Il décide alors de fabriquer des lettres en grand format pour gaufrer le papier afin qu'elles apparaissent en relief. Grâce à ce procédé, il enseigne à ses élèves la lecture, l'orthographe et le calcul. En 1785, l'institution des enfants aveugles est créée, à ses frais, rue Coquillère à Paris.

"Haüy s'était fixé comme but 'de mettre sans cesse les aveugles en relation avec les clair-voyants' et de préférer toujours 'la manière de ces derniers.' Au nom de ce principe, il aurait sans doute refusé l'alphabet braille, comme il écarte délibérément l'arithmétique palpable de Saunderson, qui formait les chiffres en déplaçant une cheville dans des trous disposés en carré. Il préfère employer des chiffres ordinaires en relief, qu'il fixe sur la planche à entailles. Des caractères spéciaux sont prévus pour l'écriture des fractions", indique Pierre Henri.

L'établissement, qui changera plusieurs fois de nom et de lieu, est financé par la Société Philanthropique jusqu'en 1791. Durant la Révolution, il est pris en charge par l'État et devient l'Institution nationale des jeunes aveugles. L'école, devenue publique, donne une priorité à l'enseignement professionnel.

En 1800, face à des difficultés financières, l'institut est rattaché à l'hôpital des Quinze-Vingts. Des changements au sein de l'école, devenue l'Institut national des aveugles travailleurs, et des raisons politiques contraignent Valentin Haüy à démissionner en 1802. L'établissement avait par ailleurs perdu son caractère éducatif, les élèves passaient leur journée à filer de la laine dans une manufacture de draps.
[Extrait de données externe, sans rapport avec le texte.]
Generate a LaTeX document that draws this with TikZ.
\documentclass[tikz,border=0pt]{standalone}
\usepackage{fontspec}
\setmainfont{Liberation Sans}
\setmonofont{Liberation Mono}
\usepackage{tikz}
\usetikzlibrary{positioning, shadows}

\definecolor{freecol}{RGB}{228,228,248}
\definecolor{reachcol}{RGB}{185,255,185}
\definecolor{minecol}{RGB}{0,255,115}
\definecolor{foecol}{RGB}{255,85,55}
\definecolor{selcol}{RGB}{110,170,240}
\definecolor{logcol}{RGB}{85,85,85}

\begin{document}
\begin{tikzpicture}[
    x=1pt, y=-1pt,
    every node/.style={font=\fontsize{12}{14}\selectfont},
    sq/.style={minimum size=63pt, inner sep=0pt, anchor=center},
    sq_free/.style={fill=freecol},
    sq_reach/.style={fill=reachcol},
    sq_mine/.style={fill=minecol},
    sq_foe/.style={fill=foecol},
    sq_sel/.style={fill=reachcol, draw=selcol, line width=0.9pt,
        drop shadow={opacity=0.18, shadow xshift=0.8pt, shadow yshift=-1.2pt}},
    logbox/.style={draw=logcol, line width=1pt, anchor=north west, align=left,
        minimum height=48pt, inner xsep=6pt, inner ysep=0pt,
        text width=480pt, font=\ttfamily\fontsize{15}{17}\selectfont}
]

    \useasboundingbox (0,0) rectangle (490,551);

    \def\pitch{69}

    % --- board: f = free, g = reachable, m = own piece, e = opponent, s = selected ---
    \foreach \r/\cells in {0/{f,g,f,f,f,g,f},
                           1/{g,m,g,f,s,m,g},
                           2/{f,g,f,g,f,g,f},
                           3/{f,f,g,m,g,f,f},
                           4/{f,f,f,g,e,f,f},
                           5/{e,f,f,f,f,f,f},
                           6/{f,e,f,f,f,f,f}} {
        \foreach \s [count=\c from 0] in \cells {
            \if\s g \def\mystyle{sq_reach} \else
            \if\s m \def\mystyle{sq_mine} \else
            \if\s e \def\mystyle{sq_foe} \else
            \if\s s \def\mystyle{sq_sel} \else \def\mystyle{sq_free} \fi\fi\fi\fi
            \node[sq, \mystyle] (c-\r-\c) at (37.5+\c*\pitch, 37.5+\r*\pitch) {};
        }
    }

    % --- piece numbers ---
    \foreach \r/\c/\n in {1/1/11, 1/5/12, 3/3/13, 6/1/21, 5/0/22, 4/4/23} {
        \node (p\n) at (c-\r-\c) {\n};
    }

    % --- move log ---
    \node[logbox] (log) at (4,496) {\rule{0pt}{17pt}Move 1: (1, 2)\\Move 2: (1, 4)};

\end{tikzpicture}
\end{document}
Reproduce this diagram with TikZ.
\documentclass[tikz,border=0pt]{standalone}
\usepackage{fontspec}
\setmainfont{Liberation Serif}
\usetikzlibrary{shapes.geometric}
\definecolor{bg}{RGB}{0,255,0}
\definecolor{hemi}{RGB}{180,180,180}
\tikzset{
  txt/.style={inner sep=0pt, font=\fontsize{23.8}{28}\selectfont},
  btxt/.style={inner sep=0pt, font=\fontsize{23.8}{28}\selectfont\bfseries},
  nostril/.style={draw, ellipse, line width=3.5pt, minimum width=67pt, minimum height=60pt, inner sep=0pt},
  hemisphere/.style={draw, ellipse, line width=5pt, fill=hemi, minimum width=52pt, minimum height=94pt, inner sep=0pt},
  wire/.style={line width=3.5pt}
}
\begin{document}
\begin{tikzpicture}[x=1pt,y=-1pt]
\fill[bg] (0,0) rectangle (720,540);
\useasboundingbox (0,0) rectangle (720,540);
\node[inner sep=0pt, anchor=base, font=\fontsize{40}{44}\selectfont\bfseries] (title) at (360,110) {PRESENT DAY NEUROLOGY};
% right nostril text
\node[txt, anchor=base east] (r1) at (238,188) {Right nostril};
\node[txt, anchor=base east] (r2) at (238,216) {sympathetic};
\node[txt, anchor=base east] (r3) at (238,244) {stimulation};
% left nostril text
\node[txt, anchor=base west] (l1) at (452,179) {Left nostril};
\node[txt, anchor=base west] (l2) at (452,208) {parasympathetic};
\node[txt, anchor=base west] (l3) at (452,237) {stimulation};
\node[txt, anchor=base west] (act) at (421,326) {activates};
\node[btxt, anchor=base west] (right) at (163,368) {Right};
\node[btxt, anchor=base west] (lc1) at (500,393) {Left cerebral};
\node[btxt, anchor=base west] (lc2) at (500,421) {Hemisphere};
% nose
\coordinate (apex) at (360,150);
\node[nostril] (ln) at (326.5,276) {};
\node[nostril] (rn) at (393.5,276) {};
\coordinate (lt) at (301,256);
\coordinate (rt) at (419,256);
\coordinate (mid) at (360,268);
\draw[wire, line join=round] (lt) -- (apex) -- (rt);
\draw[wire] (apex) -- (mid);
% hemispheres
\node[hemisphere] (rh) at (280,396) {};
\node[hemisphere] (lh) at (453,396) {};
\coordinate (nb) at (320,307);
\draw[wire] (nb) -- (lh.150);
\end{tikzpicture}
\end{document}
"Lorsqu'il se retira, Haüy avait à peine plus de 56 ans. Le montant de sa pension ne représentait guère que le tiers de son traitement d'activité, et il avait encore un fils à élever. Il aurait pu compléter ses revenus en s'adonnant uniquement à des traductions. Mais il n'était pas homme à abandonner ce qui, depuis 20 ans, avait été l'idéal de sa vie, et comme il était de ceux qui aiment mieux être le premier dans une cabane gauloise que le second dans Rome et, puisqu'on le privait de la direction de l'école qu'il avait fondée, il en ouvrit une autre", écrit Pierre Henri dans son ouvrage La vie et l'œuvre de Valentin Haüy.
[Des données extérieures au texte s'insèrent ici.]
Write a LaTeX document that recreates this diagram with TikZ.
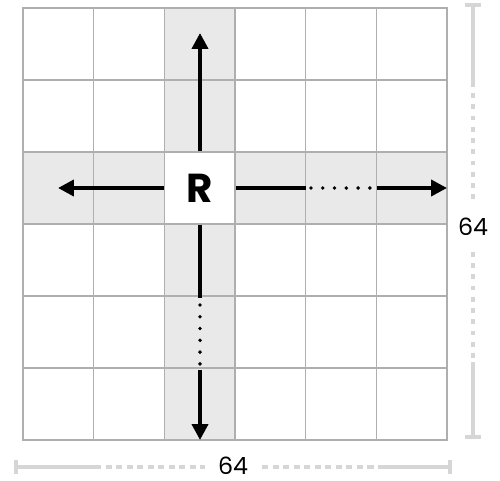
\documentclass[tikz,border=0pt]{standalone}
\usepackage{fontspec}
\setmainfont{Poppins}
\usetikzlibrary{positioning,calc,arrows.meta}
\definecolor{bandgray}{RGB}{233,233,233}
\definecolor{linegray}{RGB}{175,175,175}
\definecolor{dimgray}{RGB}{214,214,214}

\begin{document}
\begin{tikzpicture}[x=0.02cm, y=-0.02cm, >={Triangle[length=9pt, width=9pt]}]
  \useasboundingbox (0,0) rectangle (500,480);
  % highlighted row and column
  \fill[bandgray] (164.3,8) rectangle (235,440);
  \fill[bandgray] (23,152) rectangle (447,224);
  \foreach \i in {0,...,5} {
    \foreach \j in {0,...,5} {
      \node[draw=linegray, line width=0.7pt, minimum width=1.413cm, minimum height=1.44cm, inner sep=0pt] (c\i\j) at (58.3+70.67*\i, 44+72*\j) {};
    }
  }
  \node[draw=linegray, line width=0.7pt, fill=white, minimum width=1.413cm, minimum height=1.44cm, font=\fontsize{23}{23}\selectfont\bfseries] (rook) at (c22) {R};
  % moves of the rook
  \coordinate (up) at (200,33);
  \coordinate (lt) at (58,188);
  \coordinate (r1) at (306,188);
  \coordinate (r2) at (311,188);
  \coordinate (r3) at (370,188);
  \coordinate (r4) at (377,188);
  \coordinate (rt) at (447,188);
  \coordinate (d1) at (200,298);
  \coordinate (d2) at (200,305);
  \coordinate (d3) at (200,364);
  \coordinate (d4) at (200,370);
  \coordinate (dn) at (200,440);
  \draw[->, line width=2.2pt] (rook.north -| up) -- (up);
  \draw[->, line width=2.2pt] (rook.west) -- (lt);
  \draw[line width=2.2pt] (rook.east) -- (r1);
  \draw[line width=2.2pt, line cap=round, dash pattern=on 0pt off 6.7pt] (r2) -- (r3);
  \draw[->, line width=2.2pt] (r4) -- (rt);
  \draw[line width=2.2pt] (rook.south -| d1) -- (d1);
  \draw[line width=2.2pt, line cap=round, dash pattern=on 0pt off 6.7pt] (d2) -- (d3);
  \draw[->, line width=2.2pt] (d4) -- (dn);
  % size marks
  \node[font=\fontsize{13.5}{13.5}\selectfont, inner sep=1pt] (wd) at (233,466) {64};
  \coordinate (b0) at (16,467);
  \coordinate (b1) at (95,467);
  \coordinate (b2) at (205,467);
  \coordinate (b3) at (262,467);
  \coordinate (b4) at (378,467);
  \coordinate (b5) at (450,467);
  \draw[dimgray, line width=2pt] (b0) -- (b1) (b4) -- (b5);
  \draw[dimgray, line width=2pt, dash pattern=on 3.5pt off 2.5pt] (b1) -- (b2) (b3) -- (b4);
  \draw[dimgray, line width=2pt] ($(b0)+(0,-7)$) -- ($(b0)+(0,7)$) ($(b5)+(0,-7)$) -- ($(b5)+(0,7)$);
  \node[font=\fontsize{13.5}{13.5}\selectfont, inner sep=1pt] (ht) at (473,227) {64};
  \coordinate (h0) at (473,5);
  \coordinate (h1) at (473,82);
  \coordinate (h2) at (473,200);
  \coordinate (h3) at (473,252);
  \coordinate (h4) at (473,362);
  \coordinate (h5) at (473,437);
  \draw[dimgray, line width=2pt] (h0) -- (h1) (h4) -- (h5);
  \draw[dimgray, line width=2pt, dash pattern=on 2.6pt off 3.8pt] (h1) -- (h2) (h3) -- (h4);
  \draw[dimgray, line width=2pt] ($(h0)+(-8,0)$) -- ($(h0)+(8,0)$) ($(h5)+(-8,0)$) -- ($(h5)+(8,0)$);
\end{tikzpicture}
\end{document}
Directeur d'une école en Russie durant 11 ans

Après avoir ouvert un "nouvel hospice particulier des Aveugles-Travailleurs" en 1802 à Paris, il créa une école pour aveugle à Berlin en 1806 et une autre à Saint-Pétersbourg en 1808. Il restera directeur de cette dernière durant 11 ans puis reviendra à Paris. "La situation européenne de l'époque ne fut certainement pas étrangère à la prolongation de ce séjour. La position hostile qu'avait prise Haüy à l'égard de Napoléon ne devait guère l'inciter à rentrer en France, en dépit de la merveilleuse souplesse de son opportunisme et de sa faculté de s'adapter aux différents régimes politiques", souligne Pierre Henri.

En 1814, le ministre de l'Intérieur de l'époque refusa d'ailleurs de le rappeler pour reprendre la direction de son école à Paris. Ce n'est qu'en 1817, qu'il retrouva la capitale française, alors amoindri par son vieil âge et des soucis de santé. "La nouvelle de son retour remplit de joie ses anciens élèves ; tous à l'envi l'un de l'autre, s'empressèrent de l'aller visiter", écrit Jean-François Galliod, son ancien élève.
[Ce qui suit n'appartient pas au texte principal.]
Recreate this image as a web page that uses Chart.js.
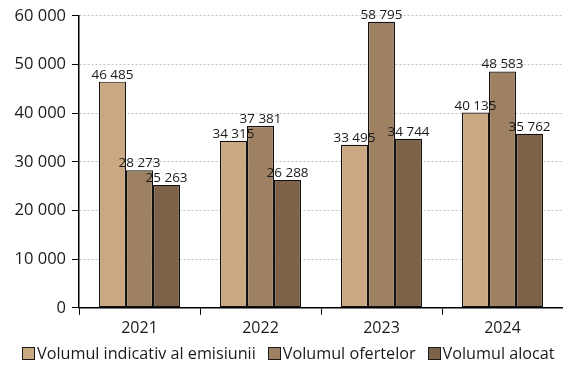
<!DOCTYPE html>
<html>
<head>
<meta charset="utf-8">
<script src="https://cdn.jsdelivr.net/npm/chart.js@4"></script>
<style>
    html, body { margin: 0; padding: 0; background: #fff; }
    #wrap { position: relative; width: 563px; height: 365px; }
    #legend {
        position: absolute; left: 22px; top: 343px;
        display: flex; align-items: center;
        font-family: 'Open Sans'; font-size: 16.2px; color: #1a1a1a;
        white-space: nowrap; line-height: 20px;
    }
    #legend .item { display: flex; align-items: center; margin-right: 12px; }
    #legend .box { width: 11px; height: 11px; border: 1px solid #1a1a1a; margin-right: 2px; }
</style>
</head>
<body>
<div id="wrap">
    <canvas id="volumeChart" width="563" height="365"></canvas>
    <div id="legend"></div>
</div>
<script>
const years = ['2021', '2022', '2023', '2024'];
const indicativ = [46485, 34315, 33495, 40135];
const oferte = [28273, 37381, 58795, 48583];
const alocat = [25263, 26288, 34744, 35762];
const seriesNames = ['Volumul indicativ al emisiunii', 'Volumul ofertelor', 'Volumul alocat'];
const seriesColors = ['#c9a882', '#9e8062', '#7b6249'];
const yTicks = [0, 10000, 20000, 30000, 40000, 50000, 60000];

function fmt(v) {
    return String(v).replace(/\B(?=(\d{3})+(?!\d))/g, ' ');
}

// draws the value above each bar
const valueLabels = {
    id: 'valueLabels',
    afterDatasetsDraw(chart) {
        const ctx = chart.ctx;
        ctx.save();
        ctx.font = '13.5px "Open Sans"';
        ctx.fillStyle = '#1a1a1a';
        ctx.textAlign = 'center';
        ctx.textBaseline = 'alphabetic';
        chart.data.datasets.forEach((ds, i) => {
            chart.getDatasetMeta(i).data.forEach((bar, j) => {
                ctx.fillText(fmt(ds.data[j]), bar.x, bar.y - 3);
            });
        });
        ctx.restore();
    }
};

const chart = new Chart(document.getElementById('volumeChart'), {
    type: 'bar',
    data: {
        labels: years,
        datasets: [indicativ, oferte, alocat].map((values, i) => ({
            label: seriesNames[i],
            data: values,
            backgroundColor: seriesColors[i],
            borderColor: '#111',
            borderWidth: 1.2,
            borderSkipped: false,
            barPercentage: 1,
            categoryPercentage: 0.67
        }))
    },
    options: {
        responsive: false,
        animation: false,
        layout: { padding: { top: 14, right: 0, left: 4, bottom: 23 } },
        plugins: {
            legend: { display: false },
            tooltip: { enabled: false }
        },
        scales: {
            x: {
                grid: {
                    drawOnChartArea: false,
                    color: '#000',
                    tickLength: 7
                },
                border: { color: '#000', width: 1.5 },
                ticks: {
                    color: '#1a1a1a',
                    font: { family: 'Open Sans', size: 16 },
                    padding: 4
                }
            },
            y: {
                min: 0,
                max: 60000,
                afterBuildTicks(axis) {
                    axis.ticks = yTicks.map(v => ({ value: v }));
                },
                afterFit(axis) {
                    axis.width = 75;
                },
                grid: {
                    color: '#c4c4c4',
                    tickColor: '#000',
                    tickLength: 7
                },
                border: { color: '#000', width: 1.5, dash: [2, 2] },
                ticks: {
                    color: '#1a1a1a',
                    font: { family: 'Open Sans', size: 16.5 },
                    padding: 6,
                    callback: v => fmt(v)
                }
            }
        }
    },
    plugins: [valueLabels]
});

const legend = document.getElementById('legend');
seriesNames.forEach((name, i) => {
    const item = document.createElement('div');
    item.className = 'item';
    const box = document.createElement('span');
    box.className = 'box';
    box.style.background = seriesColors[i];
    item.appendChild(box);
    item.appendChild(document.createTextNode(name));
    legend.appendChild(item);
});
</script>
</body>
</html>
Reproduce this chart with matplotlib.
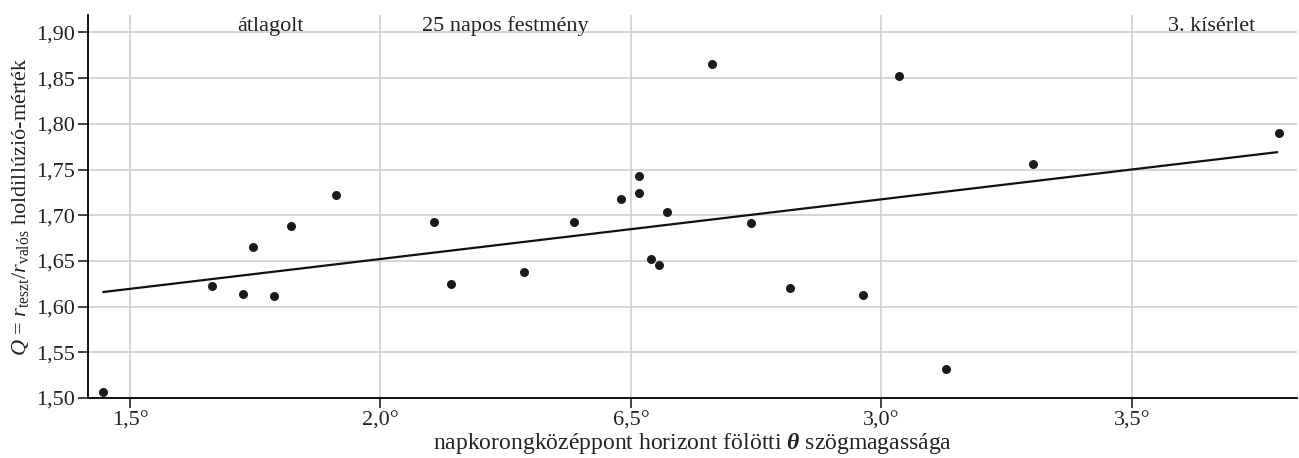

Avant de mourir le 18 mars 1822, il eut l'occasion de revenir dans l'école qu'il avait fondée à Paris le 21 août 1821 où une cérémonie fut organisée en son honneur. "Le mardi 21 août 1821 fut, pour Valentin Haüy un grand jour, qui allait le payer de toutes les peines qu'il avait éprouvées, de toutes les déconvenues qu'il avait rencontrées depuis son retour de Russie, raconte Pierre Henri. Les jeunes élèves, nous dit Galliod, rivalisèrent de talent et de zèle pour témoigner leur reconnaissance à leur premier bienfaiteur." Celui-ci, ému aux larmes, répondit : "Mes chers enfants, c'est Dieu qui a tout fait."

Sa statue, ainsi que celle de son frère, le minéralogiste René Just Haüy, ont été érigées devant la mairie de Saint-Just-en-Chaussée. "Bien qu'il n'y eût vécu que six ans, il resta très attaché à son pays natal : il y mariera sa fille aînée, devenue veuve, sa mère s'y retira et y mourra", nous apprend l'historien.

Quant à l'Institut national des jeunes aveugles (INJA), il existe toujours, boulevard des Invalides à Paris. Une association venant en aide aux personnes atteintes de déficience visuelle porte le nom de Valentin Haüy depuis 1889.